Lost in the weeds
Review: In the Tall Grass is a creeper but it won't make you soil yourself
Movie Review
Director | Vincenzo Natali | |
Written By | Vincenzo Natali | |
Starring | Laysla De Oliveira, Avery Whitted, Patrick Wilson, Harrison Gilbertson, Rachel Wilson | |
Release | 04 OCT (US) 04 OCT (UK) |
Luke Whiston
14th October 2019
"This is like one of those rubbish Stephen King film adaptations" I blurted out not long after In The Tall Grass had started - which was fine because I was watching it on Netflix at home. A few minutes later while checking out the film's IMDB page on my phone - again, fine - I saw it actually was a Stephen King adaptation, that also happened to be rubbish. Maybe if I'd been paying more attention the film would have seemed less rubbish. Or maybe if it was less rubbish I wouldn't have been tempted by my phone, despite being a near-40-year-old adult who should know better. Maybe cinemas should be cheaper. Maybe Netflix shouldn't exist so I'm forced to go to a cinema and concentrate. Basically whatever makes it someone else's fault except mine.

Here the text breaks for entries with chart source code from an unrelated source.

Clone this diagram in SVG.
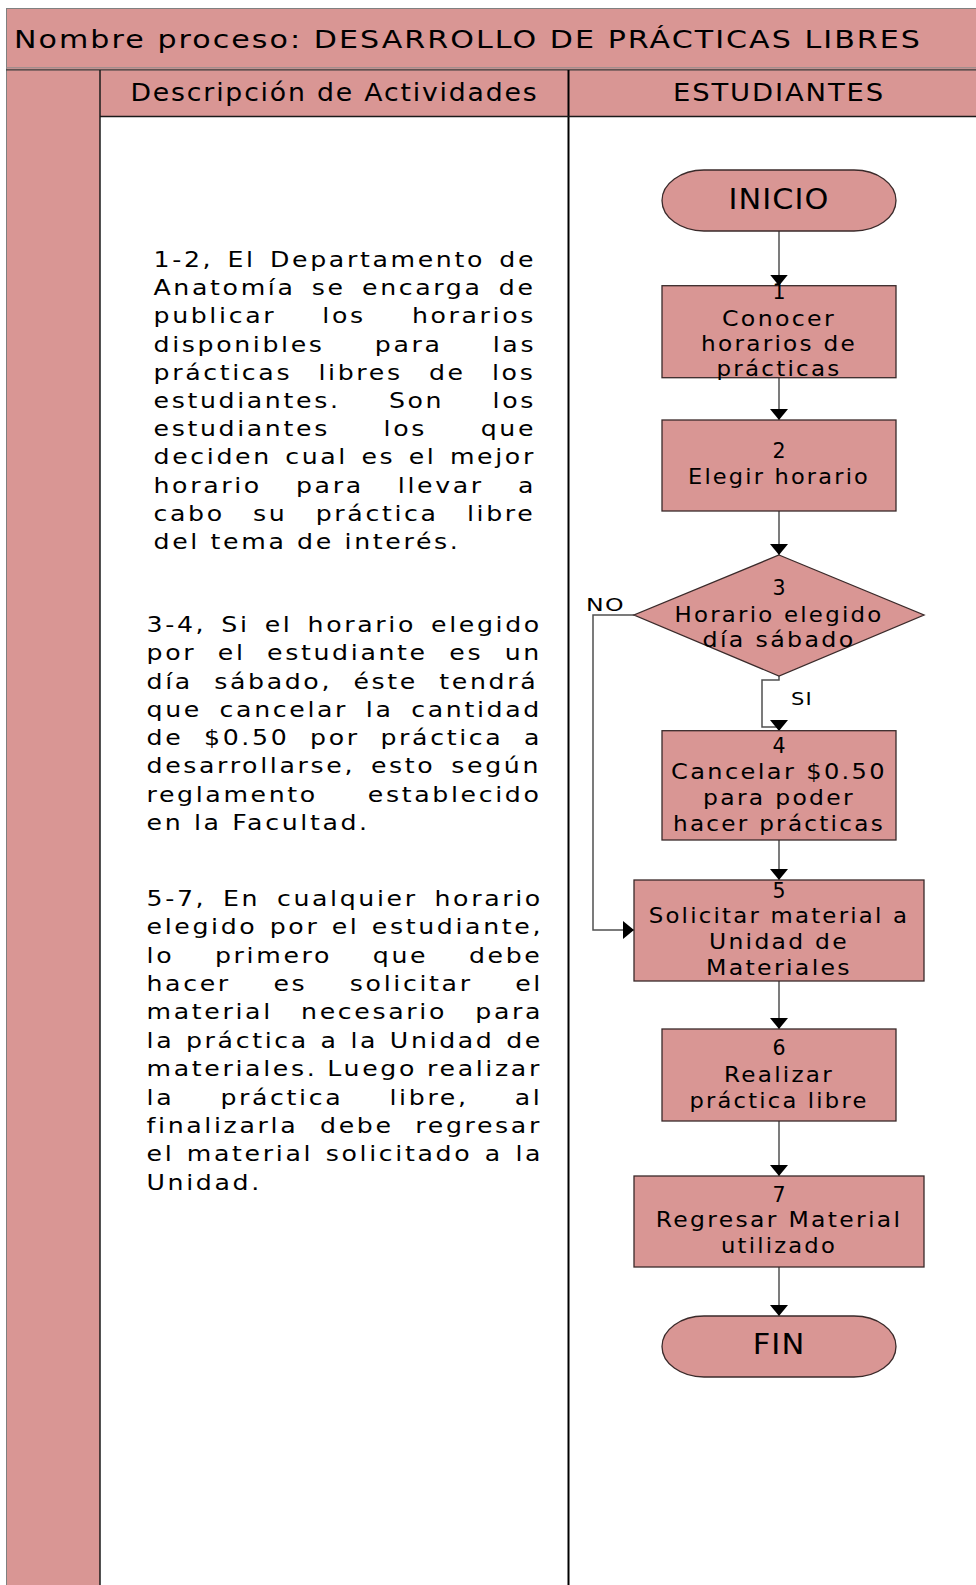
<svg xmlns="http://www.w3.org/2000/svg" width="976" height="1585" viewBox="0 0 976 1585">
  <style>
    .band { fill: #D99694; }
    .rule { stroke: #1a1a1a; stroke-width: 1.5; fill: none; }
    .thin { stroke: #808080; stroke-width: 1; fill: none; }
    .hdr { font-family: "DejaVu Sans", "Liberation Sans", sans-serif; font-size: 25px; letter-spacing: 1.7px; fill: #000; }
    .para { font-family: "DejaVu Sans", "Liberation Sans", sans-serif; font-size: 21px; letter-spacing: 2.2px; fill: #000; }
    .shape { fill: #D99694; stroke: #3a2a2a; stroke-width: 1.3; }
    .lbl { font-family: "DejaVu Sans", "Liberation Sans", sans-serif; font-size: 20.5px; letter-spacing: 2px; fill: #000; text-anchor: middle; }
    .num { font-family: "DejaVu Sans", "Liberation Sans", sans-serif; font-size: 20.5px; fill: #000; text-anchor: middle; }
    .term { font-family: "DejaVu Sans", "Liberation Sans", sans-serif; font-size: 28px; letter-spacing: 1px; fill: #000; text-anchor: middle; }
    .small { font-family: "DejaVu Sans", "Liberation Sans", sans-serif; font-size: 17px; letter-spacing: 1px; fill: #000; }
    .conn { stroke: #505050; stroke-width: 1.5; fill: none; marker-end: url(#arrow); }
  </style>
  <defs>
    <marker id="arrow" markerUnits="userSpaceOnUse" markerWidth="11" markerHeight="18" refX="11" refY="9" orient="auto" viewBox="0 0 11 18">
      <path d="M0,0 L11,9 L0,18 Z" fill="#000"/>
    </marker>
  </defs>

  <!-- page background -->
  <rect x="0" y="0" width="976" height="1585" fill="#fff"/>

  <!-- table frame: title band, header row and left margin column -->
  <g id="table">
    <rect class="band" x="6" y="8" width="970" height="108"/>
    <rect class="band" x="6" y="116" width="94" height="1469"/>
    <line class="thin" x1="6" y1="8.5" x2="976" y2="8.5"/>
    <line class="thin" x1="6.5" y1="8" x2="6.5" y2="1585"/>
    <line x1="6" y1="67.8" x2="976" y2="67.8" stroke="#8a8a8a" stroke-width="1"/>
    <line x1="6" y1="69.8" x2="976" y2="69.8" stroke="#3a3a3a" stroke-width="1.2"/>
    <line class="rule" x1="100" y1="70" x2="100" y2="1585"/>
    <line x1="568.5" y1="70" x2="568.5" y2="1585" stroke="#000" stroke-width="2"/>
    <line class="rule" x1="100" y1="116.5" x2="976" y2="116.5"/>
    <text class="hdr" x="14" y="47.5" textLength="908" lengthAdjust="spacingAndGlyphs">Nombre proceso: DESARROLLO DE PRÁCTICAS LIBRES</text>
    <text class="hdr" x="130.5" y="100.5" textLength="408" lengthAdjust="spacingAndGlyphs">Descripción de Actividades</text>
    <text class="hdr" x="673" y="100.5" textLength="212" lengthAdjust="spacingAndGlyphs">ESTUDIANTES</text>
  </g>

  <!-- activity descriptions: justified lines, widened type -->
  <g id="desc-1-2" transform="translate(153.5,0) scale(1.2,1)">
    <text class="para" x="0" y="267" word-spacing="3.05">1-2, El Departamento de</text>
    <text class="para" x="0" y="295.2" word-spacing="4.7">Anatomía se encarga de</text>
    <text class="para" x="0" y="323.4" word-spacing="29.55">publicar los horarios</text>
    <text class="para" x="0" y="351.6" word-spacing="32.9">disponibles para las</text>
    <text class="para" x="0" y="379.8" word-spacing="13">prácticas libres de los</text>
    <text class="para" x="0" y="408" word-spacing="31.45">estudiantes. Son los</text>
    <text class="para" x="0" y="436.2" word-spacing="35.85">estudiantes los que</text>
    <text class="para" x="0" y="464.4" word-spacing="2.3">deciden cual es el mejor</text>
    <text class="para" x="0" y="492.6" word-spacing="19.5">horario para llevar a</text>
    <text class="para" x="0" y="520.8" word-spacing="14.7">cabo su práctica libre</text>
    <text class="para" x="0" y="549">del tema de interés.</text>
  </g>
  <g id="desc-3-4" transform="translate(146.5,0) scale(1.2,1)">
    <text class="para" x="0" y="632" word-spacing="3.7">3-4, Si el horario elegido</text>
    <text class="para" x="0" y="660.3" word-spacing="9.1">por el estudiante es un</text>
    <text class="para" x="0" y="688.6" word-spacing="8.9">día sábado, éste tendrá</text>
    <text class="para" x="0" y="716.9" word-spacing="5.9">que cancelar la cantidad</text>
    <text class="para" x="0" y="745.2" word-spacing="8.4">de $0.50 por práctica a</text>
    <text class="para" x="0" y="773.5" word-spacing="4.35">desarrollarse, esto según</text>
    <text class="para" x="0" y="801.8" word-spacing="32.7">reglamento establecido</text>
    <text class="para" x="0" y="830.1">en la Facultad.</text>
  </g>
  <g id="desc-5-7" transform="translate(146.5,0) scale(1.2,1)">
    <text class="para" x="0" y="906" word-spacing="5.1">5-7, En cualquier horario</text>
    <text class="para" x="0" y="934.4" word-spacing="1.4">elegido por el estudiante,</text>
    <text class="para" x="0" y="962.7" word-spacing="25.1">lo primero que debe</text>
    <text class="para" x="0" y="991.1" word-spacing="26.6">hacer es solicitar el</text>
    <text class="para" x="0" y="1019.5" word-spacing="14.7">material necesario para</text>
    <text class="para" x="0" y="1047.9" word-spacing="0.9">la práctica a la Unidad de</text>
    <text class="para" x="0" y="1076.2" word-spacing="-0.5">materiales. Luego realizar</text>
    <text class="para" x="0" y="1104.6" word-spacing="29.6">la práctica libre, al</text>
    <text class="para" x="0" y="1133" word-spacing="9.25">finalizarla debe regresar</text>
    <text class="para" x="0" y="1161.3" word-spacing="1.6">el material solicitado a la</text>
    <text class="para" x="0" y="1189.7">Unidad.</text>
  </g>

  <!-- connectors -->
  <g id="connectors">
    <path class="conn" d="M779,231 V285.7"/>
    <path class="conn" d="M779,378 V420"/>
    <path class="conn" d="M779,511 V555"/>
    <path class="conn" d="M634,615 H593 V930 H634"/>
    <path class="conn" d="M779,676 V680 H762 V727 H779 V731"/>
    <path class="conn" d="M779,840 V880"/>
    <path class="conn" d="M779,981 V1029"/>
    <path class="conn" d="M779,1121 V1176"/>
    <path class="conn" d="M779,1267 V1316"/>
    <text class="small" x="586" y="611" textLength="39" lengthAdjust="spacingAndGlyphs">NO</text>
    <text class="small" x="791" y="705" textLength="22" lengthAdjust="spacingAndGlyphs">SI</text>
  </g>

  <!-- flowchart nodes -->
  <g id="inicio">
    <rect class="shape" x="662" y="170" width="234" height="61" rx="42" ry="30.5"/>
    <text class="term" x="779" y="209" textLength="101" lengthAdjust="spacingAndGlyphs">INICIO</text>
  </g>
  <g id="step1">
    <rect class="shape" x="662" y="285.7" width="234" height="92"/>
    <text class="num" x="779" y="299">1</text>
    <text class="lbl" x="779" y="325.5" textLength="114" lengthAdjust="spacingAndGlyphs">Conocer</text>
    <text class="lbl" x="779" y="350.5" textLength="156" lengthAdjust="spacingAndGlyphs">horarios de</text>
    <text class="lbl" x="779" y="376" textLength="125" lengthAdjust="spacingAndGlyphs">prácticas</text>
  </g>
  <g id="step2">
    <rect class="shape" x="662" y="420" width="234" height="91"/>
    <text class="num" x="779" y="458">2</text>
    <text class="lbl" x="779" y="484" textLength="182" lengthAdjust="spacingAndGlyphs">Elegir horario</text>
  </g>
  <g id="step3">
    <polygon class="shape" points="779,555 924,615 779,676 634,615"/>
    <text class="num" x="779" y="595">3</text>
    <text class="lbl" x="779" y="622" textLength="209" lengthAdjust="spacingAndGlyphs">Horario elegido</text>
    <text class="lbl" x="779" y="647" textLength="153" lengthAdjust="spacingAndGlyphs">día sábado</text>
  </g>
  <g id="step4">
    <rect class="shape" x="662" y="730.7" width="234" height="109.3"/>
    <text class="num" x="779" y="753">4</text>
    <text class="lbl" x="779" y="779" textLength="216" lengthAdjust="spacingAndGlyphs">Cancelar $0.50</text>
    <text class="lbl" x="779" y="805" textLength="152" lengthAdjust="spacingAndGlyphs">para poder</text>
    <text class="lbl" x="779" y="831" textLength="212" lengthAdjust="spacingAndGlyphs">hacer prácticas</text>
  </g>
  <g id="step5">
    <rect class="shape" x="634" y="880" width="290" height="101"/>
    <text class="num" x="779" y="897.7">5</text>
    <text class="lbl" x="779" y="923" textLength="260.6" lengthAdjust="spacingAndGlyphs">Solicitar material a</text>
    <text class="lbl" x="779" y="949" textLength="140" lengthAdjust="spacingAndGlyphs">Unidad de</text>
    <text class="lbl" x="779" y="975" textLength="146" lengthAdjust="spacingAndGlyphs">Materiales</text>
  </g>
  <g id="step6">
    <rect class="shape" x="662" y="1029" width="234" height="92"/>
    <text class="num" x="779" y="1055">6</text>
    <text class="lbl" x="779" y="1081.7" textLength="110" lengthAdjust="spacingAndGlyphs">Realizar</text>
    <text class="lbl" x="779" y="1107.7" textLength="179" lengthAdjust="spacingAndGlyphs">práctica libre</text>
  </g>
  <g id="step7">
    <rect class="shape" x="634" y="1176" width="290" height="91"/>
    <text class="num" x="779" y="1201.7">7</text>
    <text class="lbl" x="779" y="1227" textLength="246.6" lengthAdjust="spacingAndGlyphs">Regresar Material</text>
    <text class="lbl" x="779" y="1253" textLength="116" lengthAdjust="spacingAndGlyphs">utilizado</text>
  </g>
  <g id="fin">
    <rect class="shape" x="662" y="1316" width="234" height="61" rx="42" ry="30.5"/>
    <text class="term" x="779" y="1354" textLength="52.6" lengthAdjust="spacingAndGlyphs">FIN</text>
  </g>
</svg>
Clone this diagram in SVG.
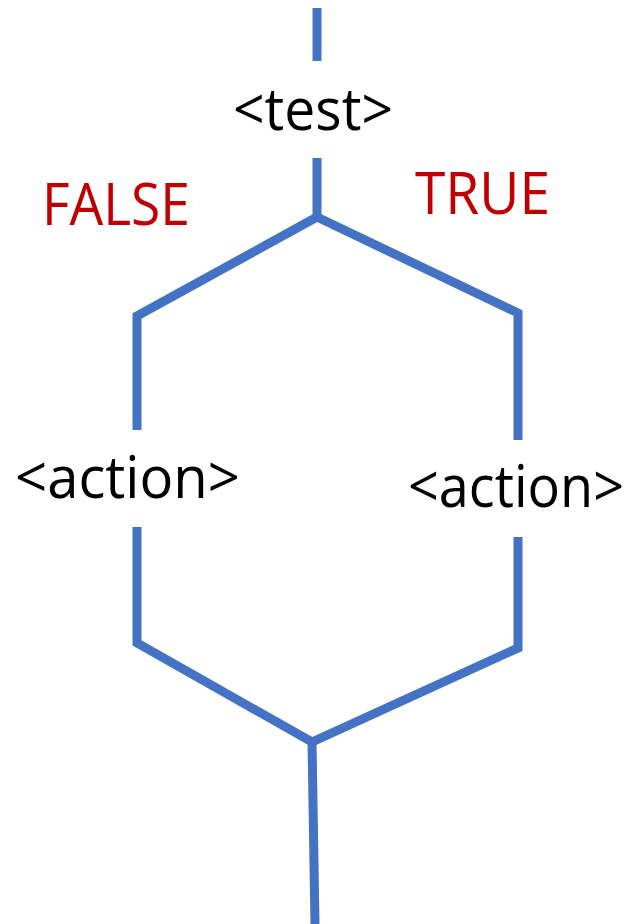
<svg xmlns="http://www.w3.org/2000/svg" width="638" height="924" viewBox="0 0 638 924">
<style>
.ln{fill:none;stroke:#4472C4;stroke-width:9;stroke-linejoin:miter;stroke-linecap:butt}
.t{font-family:"Open Sans","Liberation Sans",sans-serif;font-size:58px;fill:#000}
.r{fill:#C00000}
</style>
<rect width="638" height="924" fill="#fff"/>
<g id="connectors">
<path class="ln" d="M317,8 V61"/>
<path class="ln" d="M317,158 V217 L137,316 V430"/>
<path class="ln" d="M317,217 L518,313 V440"/>
<path class="ln" d="M137,527 V643 L312,742 L518,648 V537"/>
<path class="ln" d="M312,742 L315,924"/>
</g>
<g id="test"><text class="t" x="233" y="130" textLength="160" lengthAdjust="spacingAndGlyphs">&lt;test&gt;</text></g>
<g id="false"><text class="t r" x="42" y="225" textLength="148" lengthAdjust="spacingAndGlyphs">FALSE</text></g>
<g id="true"><text class="t r" x="415" y="214" textLength="135" lengthAdjust="spacingAndGlyphs">TRUE</text></g>
<g id="action-left"><text class="t" x="15" y="498" textLength="225" lengthAdjust="spacingAndGlyphs">&lt;action&gt;</text></g>
<g id="action-right"><text class="t" x="408" y="507" font-size="54" textLength="216" lengthAdjust="spacingAndGlyphs">&lt;action&gt;</text></g>
</svg>
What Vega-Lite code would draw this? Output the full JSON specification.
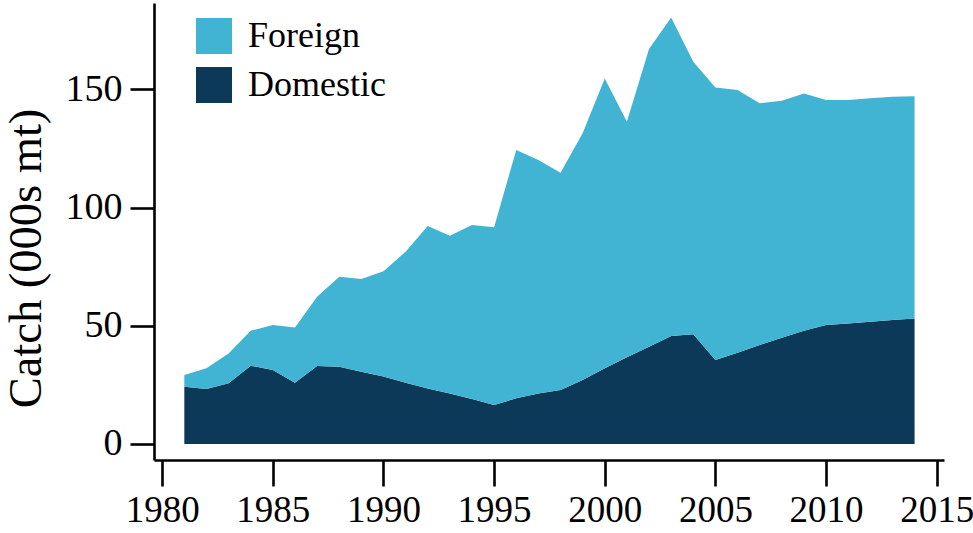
{
  "$schema": "https://vega.github.io/schema/vega-lite/v6.json",
  "autosize": "none",
  "width": 790,
  "height": 457,
  "padding": {"left": 154, "top": 3, "right": 29, "bottom": 73},
  "background": "white",
  "config": {
    "view": {"stroke": null},
    "font": "Liberation Serif"
  },
  "data": {
    "values": [
      {"year": 1981, "type": "Domestic", "catch": 24.2}, {"year": 1981, "type": "Foreign", "catch": 5.0},
      {"year": 1982, "type": "Domestic", "catch": 23.3}, {"year": 1982, "type": "Foreign", "catch": 8.7},
      {"year": 1983, "type": "Domestic", "catch": 25.7}, {"year": 1983, "type": "Foreign", "catch": 12.6},
      {"year": 1984, "type": "Domestic", "catch": 33.1}, {"year": 1984, "type": "Foreign", "catch": 14.8},
      {"year": 1985, "type": "Domestic", "catch": 31.3}, {"year": 1985, "type": "Foreign", "catch": 19.0},
      {"year": 1986, "type": "Domestic", "catch": 25.9}, {"year": 1986, "type": "Foreign", "catch": 23.4},
      {"year": 1987, "type": "Domestic", "catch": 33.0}, {"year": 1987, "type": "Foreign", "catch": 29.3},
      {"year": 1988, "type": "Domestic", "catch": 32.7}, {"year": 1988, "type": "Foreign", "catch": 38.0},
      {"year": 1989, "type": "Domestic", "catch": 30.6}, {"year": 1989, "type": "Foreign", "catch": 39.2},
      {"year": 1990, "type": "Domestic", "catch": 28.5}, {"year": 1990, "type": "Foreign", "catch": 44.6},
      {"year": 1991, "type": "Domestic", "catch": 25.9}, {"year": 1991, "type": "Foreign", "catch": 55.4},
      {"year": 1992, "type": "Domestic", "catch": 23.5}, {"year": 1992, "type": "Foreign", "catch": 68.7},
      {"year": 1993, "type": "Domestic", "catch": 21.4}, {"year": 1993, "type": "Foreign", "catch": 66.7},
      {"year": 1994, "type": "Domestic", "catch": 19.0}, {"year": 1994, "type": "Foreign", "catch": 73.6},
      {"year": 1995, "type": "Domestic", "catch": 16.5}, {"year": 1995, "type": "Foreign", "catch": 75.2},
      {"year": 1996, "type": "Domestic", "catch": 19.3}, {"year": 1996, "type": "Foreign", "catch": 105.0},
      {"year": 1997, "type": "Domestic", "catch": 21.4}, {"year": 1997, "type": "Foreign", "catch": 98.7},
      {"year": 1998, "type": "Domestic", "catch": 22.8}, {"year": 1998, "type": "Foreign", "catch": 91.9},
      {"year": 1999, "type": "Domestic", "catch": 27.1}, {"year": 1999, "type": "Foreign", "catch": 104.3},
      {"year": 2000, "type": "Domestic", "catch": 32.0}, {"year": 2000, "type": "Foreign", "catch": 122.6},
      {"year": 2001, "type": "Domestic", "catch": 36.7}, {"year": 2001, "type": "Foreign", "catch": 99.6},
      {"year": 2002, "type": "Domestic", "catch": 41.1}, {"year": 2002, "type": "Foreign", "catch": 125.9},
      {"year": 2003, "type": "Domestic", "catch": 45.7}, {"year": 2003, "type": "Foreign", "catch": 134.7},
      {"year": 2004, "type": "Domestic", "catch": 46.4}, {"year": 2004, "type": "Foreign", "catch": 115.3},
      {"year": 2005, "type": "Domestic", "catch": 35.5}, {"year": 2005, "type": "Foreign", "catch": 115.3},
      {"year": 2006, "type": "Domestic", "catch": 38.6}, {"year": 2006, "type": "Foreign", "catch": 111.1},
      {"year": 2007, "type": "Domestic", "catch": 41.9}, {"year": 2007, "type": "Foreign", "catch": 102.2},
      {"year": 2008, "type": "Domestic", "catch": 44.9}, {"year": 2008, "type": "Foreign", "catch": 100.3},
      {"year": 2009, "type": "Domestic", "catch": 47.9}, {"year": 2009, "type": "Foreign", "catch": 100.3},
      {"year": 2010, "type": "Domestic", "catch": 50.3}, {"year": 2010, "type": "Foreign", "catch": 95.2},
      {"year": 2011, "type": "Domestic", "catch": 51.0}, {"year": 2011, "type": "Foreign", "catch": 94.5},
      {"year": 2012, "type": "Domestic", "catch": 51.7}, {"year": 2012, "type": "Foreign", "catch": 94.5},
      {"year": 2013, "type": "Domestic", "catch": 52.4}, {"year": 2013, "type": "Foreign", "catch": 94.5},
      {"year": 2014, "type": "Domestic", "catch": 53.1}, {"year": 2014, "type": "Foreign", "catch": 94.0}
    ]
  },
  "mark": {"type": "area", "interpolate": "linear", "opacity": 1},
  "encoding": {
    "x": {
      "field": "year",
      "type": "quantitative",
      "scale": {"domain": [1979.63, 2015.33], "nice": false, "zero": false},
      "axis": {
        "values": [1980, 1985, 1990, 1995, 2000, 2005, 2010, 2015],
        "format": "d",
        "title": null,
        "grid": false,
        "domainColor": "black",
        "domainWidth": 2.6,
        "tickColor": "black",
        "tickWidth": 2.6,
        "tickSize": 26,
        "labelFont": "Liberation Serif",
        "labelFontSize": 37,
        "labelColor": "black",
        "labelPadding": 6,
        "labelFlush": false
      }
    },
    "y": {
      "field": "catch",
      "type": "quantitative",
      "stack": "zero",
      "scale": {"domain": [-6.77, 186.5], "nice": false, "zero": false},
      "axis": {
        "values": [0, 50, 100, 150],
        "title": "Catch (000s mt)",
        "grid": false,
        "domainColor": "black",
        "domainWidth": 2.6,
        "tickColor": "black",
        "tickWidth": 2.6,
        "tickSize": 24,
        "labelFont": "Liberation Serif",
        "labelFontSize": 38,
        "labelColor": "black",
        "labelPadding": 8,
        "labelFlush": false,
        "titleFont": "Liberation Serif",
        "titleFontSize": 46.5,
        "titleFontWeight": "normal",
        "titleColor": "black",
        "titleAngle": -90,
        "titleAlign": "center",
        "titleBaseline": "alphabetic",
        "titleX": -114,
        "titleY": 255
      }
    },
    "color": {
      "field": "type",
      "type": "nominal",
      "scale": {"domain": ["Foreign", "Domestic"], "range": ["#41B3D3", "#0D3959"]},
      "legend": {
        "title": null,
        "orient": "none",
        "legendX": 42,
        "legendY": 15,
        "padding": 0,
        "symbolType": "square",
        "symbolSize": 1296,
        "symbolStrokeWidth": 0,
        "symbolOpacity": 1,
        "labelFont": "Liberation Serif",
        "labelFontSize": 36,
        "labelColor": "black",
        "labelOffset": 16,
        "rowPadding": 13
      }
    },
    "order": {"field": "type", "sort": "ascending"}
  }
}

It's as if King is on a quest to make everything on the face of the earth scary. Which is possibly why he and his co-writer - son Joe Hill - have chosen something literally found on the face of the earth wherever you are on the planet as the conduit for some spooky shenanigans: grass (don't @ me Antarctica stans). Specifically long grass, which is the scariest grass because you can't see over it. Somewhere M. Night Shyamalan is cursing himself, and then wondering how he can make a film about a jealous man who accidentally curses himself, and then wondering how he can sell it to Netflix.
This latest Stephen King book-to-film adaptation is written and directed by Vincenzo Natali, who has a long career littered with interesting enough heady sci-fi and supernatural thrillers in the low-mid budget range - Cube and Splice to name a couple of notable efforts - making him a natural fit to tackle King's 'everyman fishing a philosophy book out of a rusty bin' material. So you'd think between them they'd be able to reach a satisfying conclusion.
That last sentence came loaded with a silent "wouldn't you?" on the end, in case you didn't catch it. As per usual with adaptations of King's work there are elements in the books that have gotten lost on the way to the screen. Whether because the filmmakers failed to capture the atmosphere, or something that only your imagination can visualise looked a big skewiff on the screen, or the story was simply too thin to fill an hour and a half to begin with.
There are lots of reasons these things often don't work, and King's books always seem to suffer from something that derails them despite the best intentions of everyone involved - King has been known to be quite accommodating and praising about writers changing the endings of his stories for the film version. Although there's some irony in his most successful adaptation being one he hated so much, he personally wrote it into a TV mini-series that was truly frightfully awful.
In this spin of the King Bingo Wheel (Kingo?) it's the blade-thin plot, which no amount of strange goings-on can conceal. Roughly: Becky DeMuth (Laysla De Oliveira) and brother Cal (Avery Whitted) pull over by a creepy old church next to a field of tall grass. From inside the grass they hear a child calling, so decide to investigate. Soon they become separated, lost, find each other dead, find each other alive, start all over again, and all sorts of other weird things that have something to do with the grass, a big rock, and some ancient carvings. And then they start meeting other people.
It all sounds intriguingly mysterious, but in play it's a frustratingly wrought sequence of vague weirdness that seems to be weird for the sake of it, until finally it has to somehow end. People argue and fight over which path to take, there's a thing and it makes people go crazy, religious handbagging ensues - you know the drill if you've seen The Tommyknockers or The Mist. But without anything of real note to cling onto, when things do come to a conclusion you're just left with the disappointment of yet another Stephen King adaptation that fails to live up to the name.